If a bunch of \(y_i\) are drawn from a normal distribution \(N(\mu,\sigma)\) then \(\frac{y_i-\mu}{\sigma} = z_i\), following a standard normal distribution.
If the \(y_i\) are all independent, then:
\[z^2_1 + ... + z^2_n \sim \chi^2_n\]
You’re going to have to take my word for it on these distribution facts. Or take some more stats courses :)
The sum of squares of \(n\) independent \(z\)-scores has a chi-squared distribution with \(n\) degrees of freedom. And the ratio of two independent chi-squared variables (each divided by its degrees of freedom) is distributed thus:
\[\frac{\chi^2_{h_1}/h_1}{{\chi^2_{h_2}/h_2}} \sim F_{h_1,h_2}\]

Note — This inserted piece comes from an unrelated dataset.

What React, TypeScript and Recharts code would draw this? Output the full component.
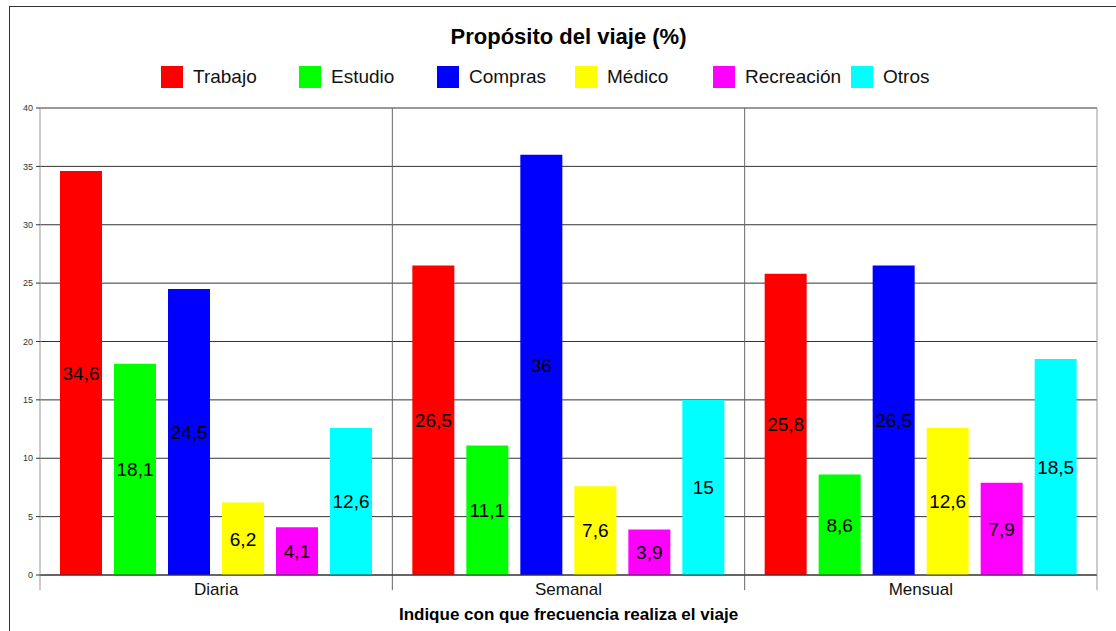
import { BarChart, Bar, XAxis, YAxis, CartesianGrid, Legend, LabelList, ReferenceLine } from "recharts";

const categories = ["Diaria", "Semanal", "Mensual"];
const trabajo = [34.6, 26.5, 25.8];
const estudio = [18.1, 11.1, 8.6];
const compras = [24.5, 36, 26.5];
const medico = [6.2, 7.6, 12.6];
const recreacion = [4.1, 3.9, 7.9];
const otros = [12.6, 15, 18.5];
const yTicks = [0, 5, 10, 15, 20, 25, 30, 35, 40];
const boundaries = [0, 1, 2, 3];

const SERIES = [
  { key: "Trabajo", values: trabajo, color: "#ff0000" },
  { key: "Estudio", values: estudio, color: "#00ff00" },
  { key: "Compras", values: compras, color: "#0000ff" },
  { key: "Médico", values: medico, color: "#ffff00" },
  { key: "Recreación", values: recreacion, color: "#ff00ff" },
  { key: "Otros", values: otros, color: "#00ffff" },
];

// pos = middle of each category slot, used by the hidden number axis for the separators
const data = categories.map((name, i) => {
  const row: Record<string, string | number> = { name, pos: i + 0.5 };
  SERIES.forEach((s) => (row[s.key] = s.values[i]));
  return row;
});

const FONT = "'Liberation Sans', Arial, sans-serif";

const fmt = (v: any) => String(v).replace(".", ",");

function LegendBox() {
  return (
    <div style={{ display: "flex", fontFamily: FONT }}>
      {SERIES.map((s) => (
        <div key={s.key} style={{ width: 138, display: "flex", alignItems: "center" }}>
          <span style={{ width: 22, height: 22, background: s.color, display: "inline-block", marginRight: 10 }} />
          <span style={{ fontSize: 19, color: "#111" }}>{s.key}</span>
        </div>
      ))}
    </div>
  );
}

export default function App() {
  return (
    <div style={{ position: "absolute", left: 0, top: 0, width: 1116, height: 631, overflow: "hidden", background: "#fff" }}>
      <div
        style={{
          position: "absolute",
          left: 9,
          top: 6,
          width: 1200,
          height: 700,
          border: "1.5px solid #333",
        }}
      />
      <div
        style={{
          position: "absolute",
          left: 40,
          width: 1057,
          top: 24,
          textAlign: "center",
          fontFamily: FONT,
          fontWeight: "bold",
          fontSize: 22,
          color: "#000",
        }}
      >
        Propósito del viaje (%)
      </div>
      <BarChart
        width={1116}
        height={631}
        data={data}
        margin={{ top: 108, right: 0, bottom: 0, left: 0 }}
        barSize={42}
        barGap={12}
        style={{ position: "absolute", left: 0, top: 0 }}
      >
        <CartesianGrid vertical={false} stroke="#333" yAxisId="left" />
        <XAxis
          dataKey="name"
          height={56}
          tickLine={false}
          axisLine={{ stroke: "#333" }}
          tick={{ fontSize: 17, fill: "#111", fontFamily: FONT }}
          label={{
            value: "Indique con que frecuencia realiza el viaje",
            position: "insideBottom",
            offset: 11,
            style: { fontSize: 17, fontWeight: "bold", fill: "#000", fontFamily: FONT },
          }}
        />
        <XAxis xAxisId="b" dataKey="pos" type="number" domain={[0, 3]} allowDataOverflow hide />
        <YAxis
          yAxisId="left"
          width={40}
          domain={[0, 40]}
          ticks={yTicks}
          tickSize={4}
          tickMargin={3}
          interval={0}
          axisLine={{ stroke: "#999" }}
          tickLine={{ stroke: "#333" }}
          tick={{ fontSize: 9, fill: "#333", fontFamily: FONT }}
        />
        <YAxis
          yAxisId="right"
          orientation="right"
          width={19}
          domain={[0, 40]}
          ticks={yTicks}
          tickSize={4}
          tickMargin={2}
          interval={0}
          axisLine={{ stroke: "#999" }}
          tickLine={{ stroke: "#333" }}
          tick={{ fontSize: 9, fill: "#333", fontFamily: FONT }}
        />
        {boundaries.map((b) => (
          <ReferenceLine
            key={b}
            xAxisId="b"
            yAxisId="left"
            segment={[
              { x: b, y: -1.3 },
              { x: b, y: b === 0 || b === 3 ? 0 : 40 },
            ]}
            stroke={b === 0 || b === 3 ? "#999" : "#666"}
            ifOverflow="visible"
          />
        ))}
        <Legend
          verticalAlign="middle"
          align="center"
          content={() => <LegendBox />}
          wrapperStyle={{ top: 66, left: 161, width: 840, height: 22 }}
        />
        {SERIES.map((s) => (
          <Bar key={s.key} dataKey={s.key} yAxisId="left" fill={s.color} isAnimationActive={false}>
            <LabelList
              dataKey={s.key}
              position="center"
              formatter={fmt}
              style={{ fontSize: 19, fill: "#000", fontFamily: FONT }}
            />
          </Bar>
        ))}
      </BarChart>
    </div>
  );
}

You can also show (well, someone can show) that the regression sum of squares \(SSR\) has 1 df and is \(\chi^2_1\), and the residual sum of squares \(SSE\) has \(n-2\) df and is \(\chi^2_{n-2}\), and that they are independent under the null hypothesis, so:
\[ \frac{MSR}{MSE} \sim F_{1,n-2}\]
It turns out that when the numerator degrees of freedom is \(1\), as is the case in simple regression:
\[F_{1,h} = t^2_{h}\]
So they are the same test! When we add more predictors, we have more slopes, so the \(MSR\) has additional degrees of freedom. Then the \(t\) tests test each individual slope and the \(F\) test tests the hypothesis that all the slopes are \(0\):
\[H_0: \beta_1 = \dots = \beta_p = 0\]
For simple regression, there’s only one slope, so these hypotheses are the same.